FROM THE DESK OF THE GOVERNOR

 

Last updated 1/30/2008 at Noon

Keeping Texans Competitive 

Growing up in Paint Creek, a farming town in West Texas, my likely competition for jobs, income or college admission was the 100 or so students in our district.

Over the last few decades, the notion of competing on a local basis like this has become obsolete.

Whether you credit the World Wide Web, cell phones or the ease of international flights, our world has become much smaller, and the competition our students face much fiercer.

When my children graduated from an Austin public high school a few years ago, they were not just competing with students in their town like I did.

Instead they were entering the arena with students across Texas, New York and even Singapore.

Today’s fast-moving technology, improved telecommunications and increasing education levels around the world are placing our children in direct competition with students across the globe.

This scenario is not just playing out in schools, it’s happening to just about anyone holding down a job in Texas. We no longer just compete with the machine shop across town or the software developer in the next state. Instead, we’re going head-to-head with companies in Germany, Japan and China. The steady emergence of new technologies with prefixes like bio, nano and aero reminds us that technology will continue to leap with lightening speed and ripple changes through the global market. Although I am proud that, considered alone, our economy would rank as the eighth largest in the world, I’m concerned we won’t retain that status if we don’t fight for it.

That’s why I recently invited leaders from state government, education and the private sector to form a Competitiveness Council. I challenged them to design a game plan that will keep the Texas economy competitive in the future. This group of 29 visionaries will start by identifying obstacles in state government that keep Texas from high-performance in the global marketplace. This could be regulations that no longer make sense or bulky approval processes that don’t incorporate modern technologies. I expect them to also recommend sensible fixes for the problems.

We need fixes that better mesh the many gears of state government with the needs of industry. Our state’s various commissions and regulatory agencies unfortunately sometimes produce counter-productive regulations and must deal with outdated laws, and short-sighted policies that can stifle our economy. We need to fill the gap between millions of research dollars and a final marketable product. One great university stepping forward to fill in that gap is Texas A&M University.
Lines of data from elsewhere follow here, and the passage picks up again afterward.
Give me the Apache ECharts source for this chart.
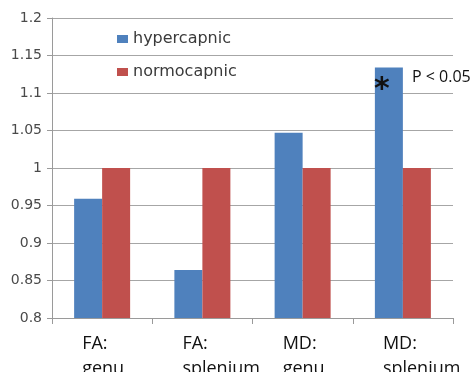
<!DOCTYPE html>
<html><head><meta charset="utf-8">
<script src="https://cdn.jsdelivr.net/npm/echarts@6/dist/echarts.min.js"></script>
<style>html,body{margin:0;padding:0;background:#fff}#c{width:475px;height:372px}</style>
</head><body><div id="c"></div>
<script>
const categories = ['FA:\ngenu', 'FA:\nsplenium', 'MD:\ngenu', 'MD:\nsplenium'];
const hypercapnic = [0.959, 0.864, 1.047, 1.134];
const normocapnic = [1.0, 1.0, 1.0, 1.0];
const yTicks = [0.8, 0.85, 0.9, 0.95, 1, 1.05, 1.1, 1.15, 1.2];

const chart = echarts.init(document.getElementById('c'));
chart.setOption({
  animation: false,
  backgroundColor: '#fff',
  grid: { left: 52, right: 22, top: 18, bottom: 54, outerBoundsMode: 'none', containLabel: false },
  legend: {
    orient: 'vertical', left: 112, top: 26,
    itemWidth: 11, itemHeight: 8, itemGap: 17,
    icon: 'rect',
    textStyle: { fontFamily: 'DejaVu Sans', fontSize: 16, color: '#3a3a3a' },
    data: ['hypercapnic', 'normocapnic']
  },
  xAxis: {
    type: 'category', data: categories,
    axisLine: { lineStyle: { color: '#9a9a9a' } },
    axisTick: { show: true, length: 6, lineStyle: { color: '#9a9a9a' } },
    axisLabel: {
      margin: 13, align: 'center',
      formatter: function (v) { return v.split('\n').map(s => '{a|' + s + '}').join('\n'); },
      rich: { a: { width: 40, align: 'left', fontFamily: 'Open Sans', fontSize: 18, color: '#111', lineHeight: 25 } }
    }
  },
  yAxis: {
    type: 'value', min: 0.8, max: 1.2, interval: 0.05,
    axisLine: { show: true, lineStyle: { color: '#9a9a9a' } },
    axisTick: { show: true, length: 5, lineStyle: { color: '#9a9a9a' } },
    splitLine: { lineStyle: { color: '#a6a6a6' } },
    axisLabel: {
      margin: 10, fontFamily: 'DejaVu Sans', fontSize: 14, color: '#4a4a4a',
      formatter: function (v) { return String(+v.toFixed(2)); }
    }
  },
  series: [
    {
      name: 'hypercapnic', type: 'bar', barWidth: 28, barGap: '0%',
      itemStyle: { color: '#4F81BD' },
      data: hypercapnic.map((v, i) => i === 3 ? {
        value: v,
        label: { show: true, position: 'insideTop', distance: 8, offset: [-7, 0], formatter: '*', fontSize: 30, fontWeight: 'bold', color: '#111', fontFamily: 'DejaVu Sans' }
      } : v)
    },
    {
      name: 'normocapnic', type: 'bar', barWidth: 28,
      itemStyle: { color: '#C0504D' },
      data: normocapnic
    }
  ],
  graphic: [
    { type: 'text', left: 412, top: 69, style: { text: 'P < 0.05', fontFamily: 'Open Sans', fontSize: 16, fill: '#111' } }
  ]
});
</script></body></html>
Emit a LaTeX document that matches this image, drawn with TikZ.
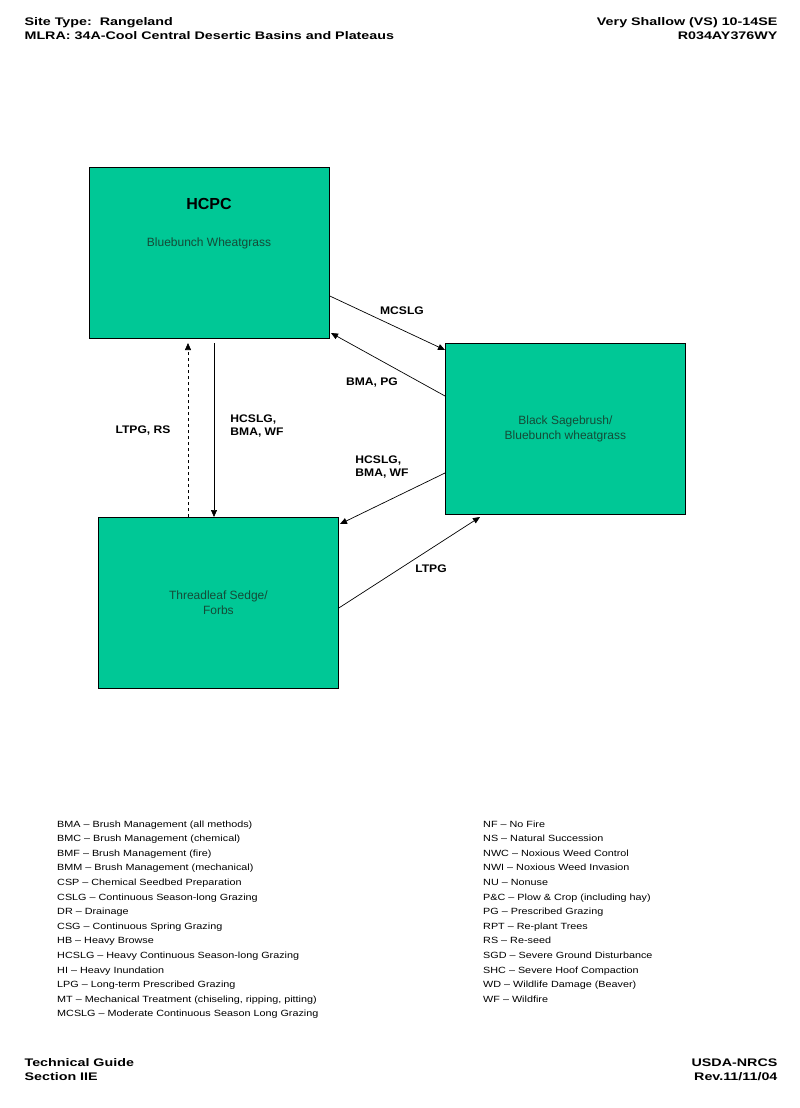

It recently added the commercialization of a product as part of it tenure track for professors.

We must also ensure our hard-working educators teach knowledge and skills that match the needs of a technology-based, 21st Century economy.

It’s a travesty that so many U.S. high school graduates are unprepared for that next step, whether that be a college course, the military or the workplace.

Consider the fact that, although engineers are in high demand, U.S. colleges last year conferred more degrees in sports exercise than electrical engineering, according to Newsweek.

And according to the same source, universities in China and India cranked out more than 10 times the technical experts than U.S. schools did in the same timeframe.

Those disparities demonstrate why we need an educational system that produces young Texans qualified for jobs in the global marketplace.

Although Texas created one million net new jobs in the past four years, we must do better. The Competitiveness Council forms a new nexus of Texas leaders who have the wisdom to target government glitches and produce solutions to keep the Texas economy going and the rising generation of Texans employed. By reforming our economic climate, making it friendlier to investment, innovation and job creation, we will position our state to compete locally, nationally and globally. We must do what it takes to guarantee Texas stays on the cutting edge of competition.